Exercise:
Extract all of the data and reproduce it precisely.

=== Data ===

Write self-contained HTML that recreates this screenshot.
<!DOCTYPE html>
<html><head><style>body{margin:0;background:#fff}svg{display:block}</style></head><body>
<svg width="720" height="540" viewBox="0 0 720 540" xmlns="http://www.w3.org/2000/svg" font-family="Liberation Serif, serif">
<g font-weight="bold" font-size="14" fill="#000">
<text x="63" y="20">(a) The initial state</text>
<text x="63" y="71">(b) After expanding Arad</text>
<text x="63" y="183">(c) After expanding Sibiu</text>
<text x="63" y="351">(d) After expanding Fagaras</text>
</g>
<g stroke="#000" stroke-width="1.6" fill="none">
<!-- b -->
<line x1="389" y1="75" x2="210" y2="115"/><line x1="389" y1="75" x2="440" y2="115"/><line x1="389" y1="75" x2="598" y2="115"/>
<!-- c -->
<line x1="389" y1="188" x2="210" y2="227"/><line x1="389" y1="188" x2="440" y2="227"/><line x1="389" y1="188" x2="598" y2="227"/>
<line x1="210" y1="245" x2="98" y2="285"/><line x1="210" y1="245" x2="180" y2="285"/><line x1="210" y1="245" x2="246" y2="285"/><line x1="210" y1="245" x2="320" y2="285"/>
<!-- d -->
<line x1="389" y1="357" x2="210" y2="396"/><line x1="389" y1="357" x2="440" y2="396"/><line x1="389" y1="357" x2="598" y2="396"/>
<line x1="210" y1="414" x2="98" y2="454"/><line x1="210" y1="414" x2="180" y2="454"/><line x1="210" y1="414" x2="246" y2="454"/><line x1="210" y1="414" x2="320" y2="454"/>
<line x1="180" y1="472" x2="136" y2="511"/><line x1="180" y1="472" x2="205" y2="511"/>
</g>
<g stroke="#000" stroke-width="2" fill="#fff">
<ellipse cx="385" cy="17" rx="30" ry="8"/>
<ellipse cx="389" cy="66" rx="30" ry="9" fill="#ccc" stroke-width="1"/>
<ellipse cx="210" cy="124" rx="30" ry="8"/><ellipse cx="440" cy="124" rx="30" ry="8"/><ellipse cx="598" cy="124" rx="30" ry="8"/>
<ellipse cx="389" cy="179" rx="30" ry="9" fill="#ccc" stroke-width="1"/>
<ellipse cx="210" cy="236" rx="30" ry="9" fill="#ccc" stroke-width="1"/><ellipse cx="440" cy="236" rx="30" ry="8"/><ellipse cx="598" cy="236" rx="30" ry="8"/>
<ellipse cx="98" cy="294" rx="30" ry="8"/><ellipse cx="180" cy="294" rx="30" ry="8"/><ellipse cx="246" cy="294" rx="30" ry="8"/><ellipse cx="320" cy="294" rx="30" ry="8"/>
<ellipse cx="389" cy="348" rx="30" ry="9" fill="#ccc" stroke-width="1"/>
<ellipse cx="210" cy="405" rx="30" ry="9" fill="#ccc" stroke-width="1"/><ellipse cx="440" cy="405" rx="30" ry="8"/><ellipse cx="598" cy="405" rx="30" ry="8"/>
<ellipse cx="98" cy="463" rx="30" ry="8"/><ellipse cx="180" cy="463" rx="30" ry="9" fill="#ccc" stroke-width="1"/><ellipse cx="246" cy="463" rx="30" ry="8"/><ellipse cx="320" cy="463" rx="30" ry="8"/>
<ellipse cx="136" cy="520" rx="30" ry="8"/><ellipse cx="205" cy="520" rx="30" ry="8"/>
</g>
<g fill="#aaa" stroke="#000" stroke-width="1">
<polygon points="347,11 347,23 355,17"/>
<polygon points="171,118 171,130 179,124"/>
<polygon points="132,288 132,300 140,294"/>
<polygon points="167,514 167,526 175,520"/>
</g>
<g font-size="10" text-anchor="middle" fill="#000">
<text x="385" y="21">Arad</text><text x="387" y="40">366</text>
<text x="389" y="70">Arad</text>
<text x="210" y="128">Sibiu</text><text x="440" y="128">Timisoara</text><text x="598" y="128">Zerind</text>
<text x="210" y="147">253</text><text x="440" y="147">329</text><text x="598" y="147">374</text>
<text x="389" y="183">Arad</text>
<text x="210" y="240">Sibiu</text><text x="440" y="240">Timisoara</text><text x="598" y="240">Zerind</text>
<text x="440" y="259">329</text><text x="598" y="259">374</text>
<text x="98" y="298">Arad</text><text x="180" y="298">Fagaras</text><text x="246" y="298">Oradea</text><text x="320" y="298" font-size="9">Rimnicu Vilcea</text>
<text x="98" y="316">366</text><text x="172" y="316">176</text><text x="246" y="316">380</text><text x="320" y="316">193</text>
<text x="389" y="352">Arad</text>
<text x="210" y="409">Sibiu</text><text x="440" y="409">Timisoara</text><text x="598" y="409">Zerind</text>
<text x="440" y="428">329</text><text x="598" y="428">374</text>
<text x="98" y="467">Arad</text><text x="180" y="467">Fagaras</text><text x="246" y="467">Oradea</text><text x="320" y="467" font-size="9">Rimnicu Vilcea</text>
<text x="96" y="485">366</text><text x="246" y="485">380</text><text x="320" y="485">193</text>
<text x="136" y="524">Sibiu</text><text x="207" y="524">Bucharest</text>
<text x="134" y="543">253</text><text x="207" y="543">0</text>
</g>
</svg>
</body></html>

===

Answer to this task:
Write self-contained HTML that recreates this screenshot.
<!DOCTYPE html>
<html><head><style>body{margin:0;background:#fff}svg{display:block}</style></head><body>
<svg width="720" height="540" viewBox="0 0 720 540" xmlns="http://www.w3.org/2000/svg" font-family="Liberation Serif, serif">
<g font-weight="bold" font-size="14" fill="#000">
<text x="63" y="20">(a) The initial state</text>
<text x="63" y="71">(b) After expanding Arad</text>
<text x="63" y="183">(c) After expanding Sibiu</text>
<text x="63" y="351">(d) After expanding Fagaras</text>
</g>
<g stroke="#000" stroke-width="1.6" fill="none">
<!-- b -->
<line x1="389" y1="75" x2="210" y2="115"/><line x1="389" y1="75" x2="440" y2="115"/><line x1="389" y1="75" x2="598" y2="115"/>
<!-- c -->
<line x1="389" y1="188" x2="210" y2="227"/><line x1="389" y1="188" x2="440" y2="227"/><line x1="389" y1="188" x2="598" y2="227"/>
<line x1="210" y1="245" x2="98" y2="285"/><line x1="210" y1="245" x2="180" y2="285"/><line x1="210" y1="245" x2="246" y2="285"/><line x1="210" y1="245" x2="320" y2="285"/>
<!-- d -->
<line x1="389" y1="357" x2="210" y2="396"/><line x1="389" y1="357" x2="440" y2="396"/><line x1="389" y1="357" x2="598" y2="396"/>
<line x1="210" y1="414" x2="98" y2="454"/><line x1="210" y1="414" x2="180" y2="454"/><line x1="210" y1="414" x2="246" y2="454"/><line x1="210" y1="414" x2="320" y2="454"/>
<line x1="180" y1="472" x2="136" y2="511"/><line x1="180" y1="472" x2="205" y2="511"/>
</g>
<g stroke="#000" stroke-width="2" fill="#fff">
<ellipse cx="385" cy="17" rx="30" ry="8"/>
<ellipse cx="389" cy="66" rx="30" ry="9" fill="#ccc" stroke-width="1"/>
<ellipse cx="210" cy="124" rx="30" ry="8"/><ellipse cx="440" cy="124" rx="30" ry="8"/><ellipse cx="598" cy="124" rx="30" ry="8"/>
<ellipse cx="389" cy="179" rx="30" ry="9" fill="#ccc" stroke-width="1"/>
<ellipse cx="210" cy="236" rx="30" ry="9" fill="#ccc" stroke-width="1"/><ellipse cx="440" cy="236" rx="30" ry="8"/><ellipse cx="598" cy="236" rx="30" ry="8"/>
<ellipse cx="98" cy="294" rx="30" ry="8"/><ellipse cx="180" cy="294" rx="30" ry="8"/><ellipse cx="246" cy="294" rx="30" ry="8"/><ellipse cx="320" cy="294" rx="30" ry="8"/>
<ellipse cx="389" cy="348" rx="30" ry="9" fill="#ccc" stroke-width="1"/>
<ellipse cx="210" cy="405" rx="30" ry="9" fill="#ccc" stroke-width="1"/><ellipse cx="440" cy="405" rx="30" ry="8"/><ellipse cx="598" cy="405" rx="30" ry="8"/>
<ellipse cx="98" cy="463" rx="30" ry="8"/><ellipse cx="180" cy="463" rx="30" ry="9" fill="#ccc" stroke-width="1"/><ellipse cx="246" cy="463" rx="30" ry="8"/><ellipse cx="320" cy="463" rx="30" ry="8"/>
<ellipse cx="136" cy="520" rx="30" ry="8"/><ellipse cx="205" cy="520" rx="30" ry="8"/>
</g>
<g fill="#aaa" stroke="#000" stroke-width="1">
<polygon points="347,11 347,23 355,17"/>
<polygon points="171,118 171,130 179,124"/>
<polygon points="132,288 132,300 140,294"/>
<polygon points="167,514 167,526 175,520"/>
</g>
<g font-size="10" text-anchor="middle" fill="#000">
<text x="385" y="21">Arad</text><text x="387" y="40">366</text>
<text x="389" y="70">Arad</text>
<text x="210" y="128">Sibiu</text><text x="440" y="128">Timisoara</text><text x="598" y="128">Zerind</text>
<text x="210" y="147">253</text><text x="440" y="147">329</text><text x="598" y="147">374</text>
<text x="389" y="183">Arad</text>
<text x="210" y="240">Sibiu</text><text x="440" y="240">Timisoara</text><text x="598" y="240">Zerind</text>
<text x="440" y="259">329</text><text x="598" y="259">374</text>
<text x="98" y="298">Arad</text><text x="180" y="298">Fagaras</text><text x="246" y="298">Oradea</text><text x="320" y="298" font-size="9">Rimnicu Vilcea</text>
<text x="98" y="316">366</text><text x="172" y="316">176</text><text x="246" y="316">380</text><text x="320" y="316">193</text>
<text x="389" y="352">Arad</text>
<text x="210" y="409">Sibiu</text><text x="440" y="409">Timisoara</text><text x="598" y="409">Zerind</text>
<text x="440" y="428">329</text><text x="598" y="428">374</text>
<text x="98" y="467">Arad</text><text x="180" y="467">Fagaras</text><text x="246" y="467">Oradea</text><text x="320" y="467" font-size="9">Rimnicu Vilcea</text>
<text x="96" y="485">366</text><text x="246" y="485">380</text><text x="320" y="485">193</text>
<text x="136" y="524">Sibiu</text><text x="207" y="524">Bucharest</text>
<text x="134" y="543">253</text><text x="207" y="543">0</text>
</g>
</svg>
</body></html>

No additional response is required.